SUPPLIED INFORMATION:
★ ★ ★ ★

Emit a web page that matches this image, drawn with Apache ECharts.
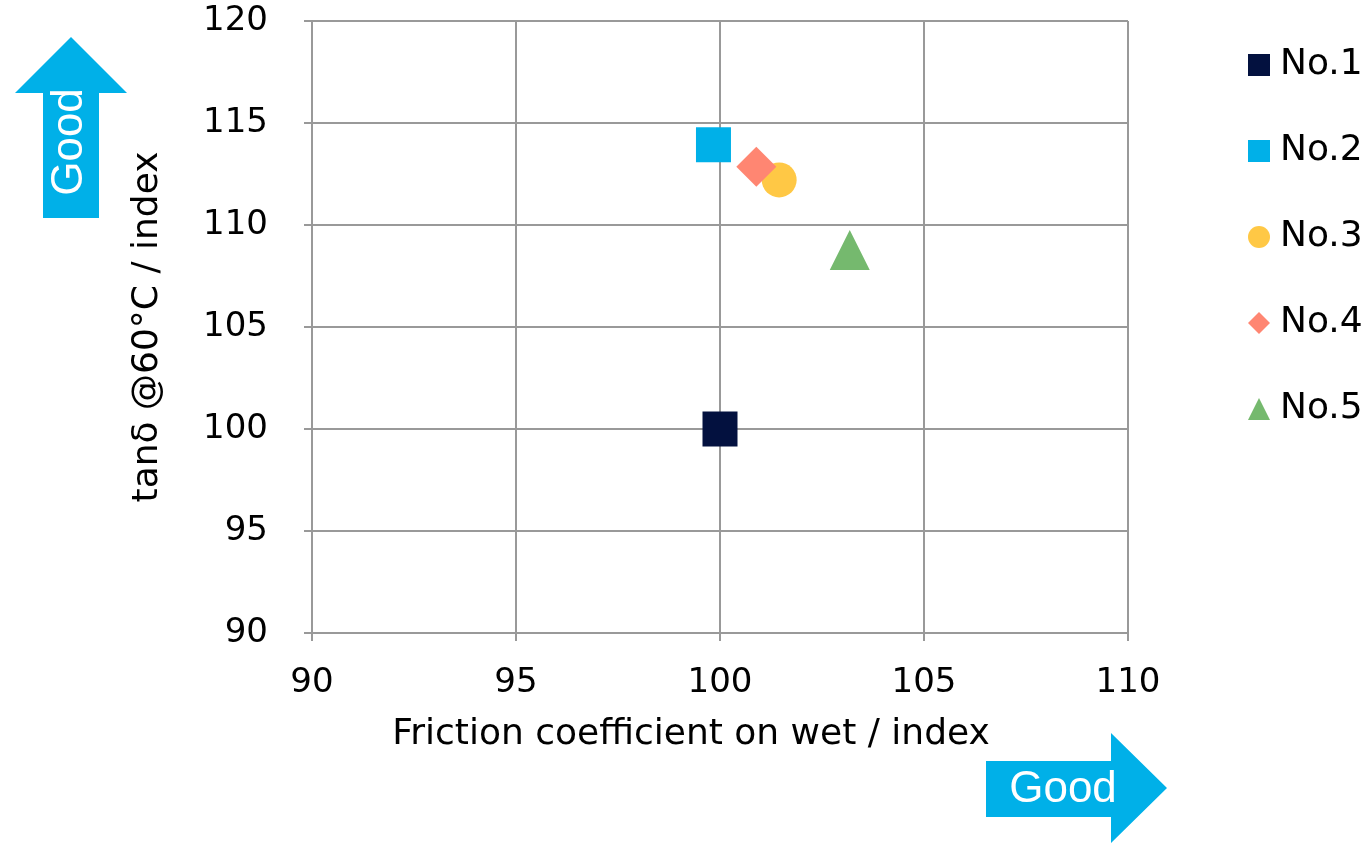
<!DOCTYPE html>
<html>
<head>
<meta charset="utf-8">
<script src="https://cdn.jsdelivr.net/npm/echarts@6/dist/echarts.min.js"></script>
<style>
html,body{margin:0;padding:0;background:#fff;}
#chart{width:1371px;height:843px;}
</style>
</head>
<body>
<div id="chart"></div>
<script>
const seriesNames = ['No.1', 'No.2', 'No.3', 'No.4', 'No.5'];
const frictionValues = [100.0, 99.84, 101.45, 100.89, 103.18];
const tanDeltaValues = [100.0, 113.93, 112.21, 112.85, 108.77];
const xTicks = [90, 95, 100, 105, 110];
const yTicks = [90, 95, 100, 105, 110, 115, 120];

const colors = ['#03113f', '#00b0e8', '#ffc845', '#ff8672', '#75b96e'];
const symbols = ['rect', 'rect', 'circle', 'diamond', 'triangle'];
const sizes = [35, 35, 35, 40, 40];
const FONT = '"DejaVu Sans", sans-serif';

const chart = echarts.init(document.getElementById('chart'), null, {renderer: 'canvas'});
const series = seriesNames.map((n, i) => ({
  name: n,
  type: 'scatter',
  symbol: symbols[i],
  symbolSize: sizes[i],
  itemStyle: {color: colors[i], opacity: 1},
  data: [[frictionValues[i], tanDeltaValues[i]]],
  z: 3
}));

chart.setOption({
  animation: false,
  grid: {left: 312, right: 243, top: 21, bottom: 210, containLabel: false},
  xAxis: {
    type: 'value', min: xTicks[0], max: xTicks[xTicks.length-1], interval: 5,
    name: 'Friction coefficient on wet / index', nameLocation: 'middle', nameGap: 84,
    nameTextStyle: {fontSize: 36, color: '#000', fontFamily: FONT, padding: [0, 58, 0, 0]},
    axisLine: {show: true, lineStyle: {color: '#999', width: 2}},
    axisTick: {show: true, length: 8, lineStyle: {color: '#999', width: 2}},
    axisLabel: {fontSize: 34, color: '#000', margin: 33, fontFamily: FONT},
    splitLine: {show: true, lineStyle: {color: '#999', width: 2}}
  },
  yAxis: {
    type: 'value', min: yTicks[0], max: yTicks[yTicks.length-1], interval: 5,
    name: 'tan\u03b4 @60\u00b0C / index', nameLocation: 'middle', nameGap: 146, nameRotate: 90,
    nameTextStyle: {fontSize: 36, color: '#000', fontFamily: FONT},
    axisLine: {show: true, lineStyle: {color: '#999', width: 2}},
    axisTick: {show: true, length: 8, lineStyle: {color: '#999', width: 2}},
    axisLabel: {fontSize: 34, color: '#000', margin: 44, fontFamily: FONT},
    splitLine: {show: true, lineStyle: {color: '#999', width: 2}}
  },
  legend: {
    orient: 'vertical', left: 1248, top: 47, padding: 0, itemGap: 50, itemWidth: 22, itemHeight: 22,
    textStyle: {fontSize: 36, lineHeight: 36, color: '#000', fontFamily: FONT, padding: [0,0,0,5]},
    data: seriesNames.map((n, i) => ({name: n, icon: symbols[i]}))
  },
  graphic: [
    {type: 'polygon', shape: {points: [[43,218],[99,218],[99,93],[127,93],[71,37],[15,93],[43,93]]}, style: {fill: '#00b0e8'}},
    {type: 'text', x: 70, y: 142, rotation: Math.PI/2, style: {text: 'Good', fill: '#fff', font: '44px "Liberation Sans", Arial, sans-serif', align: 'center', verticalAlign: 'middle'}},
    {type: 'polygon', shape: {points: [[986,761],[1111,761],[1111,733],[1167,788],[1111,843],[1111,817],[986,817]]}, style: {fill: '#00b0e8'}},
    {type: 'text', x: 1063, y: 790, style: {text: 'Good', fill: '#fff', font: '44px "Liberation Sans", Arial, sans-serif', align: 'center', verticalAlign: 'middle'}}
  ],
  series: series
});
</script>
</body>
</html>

★ ★ ★ ★

TASK GOAL: Set down all the data again exactly as above, pictures excluded.

CORRECT OUTPUT:
Emit a web page that matches this image, drawn with Apache ECharts.
<!DOCTYPE html>
<html>
<head>
<meta charset="utf-8">
<script src="https://cdn.jsdelivr.net/npm/echarts@6/dist/echarts.min.js"></script>
<style>
html,body{margin:0;padding:0;background:#fff;}
#chart{width:1371px;height:843px;}
</style>
</head>
<body>
<div id="chart"></div>
<script>
const seriesNames = ['No.1', 'No.2', 'No.3', 'No.4', 'No.5'];
const frictionValues = [100.0, 99.84, 101.45, 100.89, 103.18];
const tanDeltaValues = [100.0, 113.93, 112.21, 112.85, 108.77];
const xTicks = [90, 95, 100, 105, 110];
const yTicks = [90, 95, 100, 105, 110, 115, 120];

const colors = ['#03113f', '#00b0e8', '#ffc845', '#ff8672', '#75b96e'];
const symbols = ['rect', 'rect', 'circle', 'diamond', 'triangle'];
const sizes = [35, 35, 35, 40, 40];
const FONT = '"DejaVu Sans", sans-serif';

const chart = echarts.init(document.getElementById('chart'), null, {renderer: 'canvas'});
const series = seriesNames.map((n, i) => ({
  name: n,
  type: 'scatter',
  symbol: symbols[i],
  symbolSize: sizes[i],
  itemStyle: {color: colors[i], opacity: 1},
  data: [[frictionValues[i], tanDeltaValues[i]]],
  z: 3
}));

chart.setOption({
  animation: false,
  grid: {left: 312, right: 243, top: 21, bottom: 210, containLabel: false},
  xAxis: {
    type: 'value', min: xTicks[0], max: xTicks[xTicks.length-1], interval: 5,
    name: 'Friction coefficient on wet / index', nameLocation: 'middle', nameGap: 84,
    nameTextStyle: {fontSize: 36, color: '#000', fontFamily: FONT, padding: [0, 58, 0, 0]},
    axisLine: {show: true, lineStyle: {color: '#999', width: 2}},
    axisTick: {show: true, length: 8, lineStyle: {color: '#999', width: 2}},
    axisLabel: {fontSize: 34, color: '#000', margin: 33, fontFamily: FONT},
    splitLine: {show: true, lineStyle: {color: '#999', width: 2}}
  },
  yAxis: {
    type: 'value', min: yTicks[0], max: yTicks[yTicks.length-1], interval: 5,
    name: 'tan\u03b4 @60\u00b0C / index', nameLocation: 'middle', nameGap: 146, nameRotate: 90,
    nameTextStyle: {fontSize: 36, color: '#000', fontFamily: FONT},
    axisLine: {show: true, lineStyle: {color: '#999', width: 2}},
    axisTick: {show: true, length: 8, lineStyle: {color: '#999', width: 2}},
    axisLabel: {fontSize: 34, color: '#000', margin: 44, fontFamily: FONT},
    splitLine: {show: true, lineStyle: {color: '#999', width: 2}}
  },
  legend: {
    orient: 'vertical', left: 1248, top: 47, padding: 0, itemGap: 50, itemWidth: 22, itemHeight: 22,
    textStyle: {fontSize: 36, lineHeight: 36, color: '#000', fontFamily: FONT, padding: [0,0,0,5]},
    data: seriesNames.map((n, i) => ({name: n, icon: symbols[i]}))
  },
  graphic: [
    {type: 'polygon', shape: {points: [[43,218],[99,218],[99,93],[127,93],[71,37],[15,93],[43,93]]}, style: {fill: '#00b0e8'}},
    {type: 'text', x: 70, y: 142, rotation: Math.PI/2, style: {text: 'Good', fill: '#fff', font: '44px "Liberation Sans", Arial, sans-serif', align: 'center', verticalAlign: 'middle'}},
    {type: 'polygon', shape: {points: [[986,761],[1111,761],[1111,733],[1167,788],[1111,843],[1111,817],[986,817]]}, style: {fill: '#00b0e8'}},
    {type: 'text', x: 1063, y: 790, style: {text: 'Good', fill: '#fff', font: '44px "Liberation Sans", Arial, sans-serif', align: 'center', verticalAlign: 'middle'}}
  ],
  series: series
});
</script>
</body>
</html>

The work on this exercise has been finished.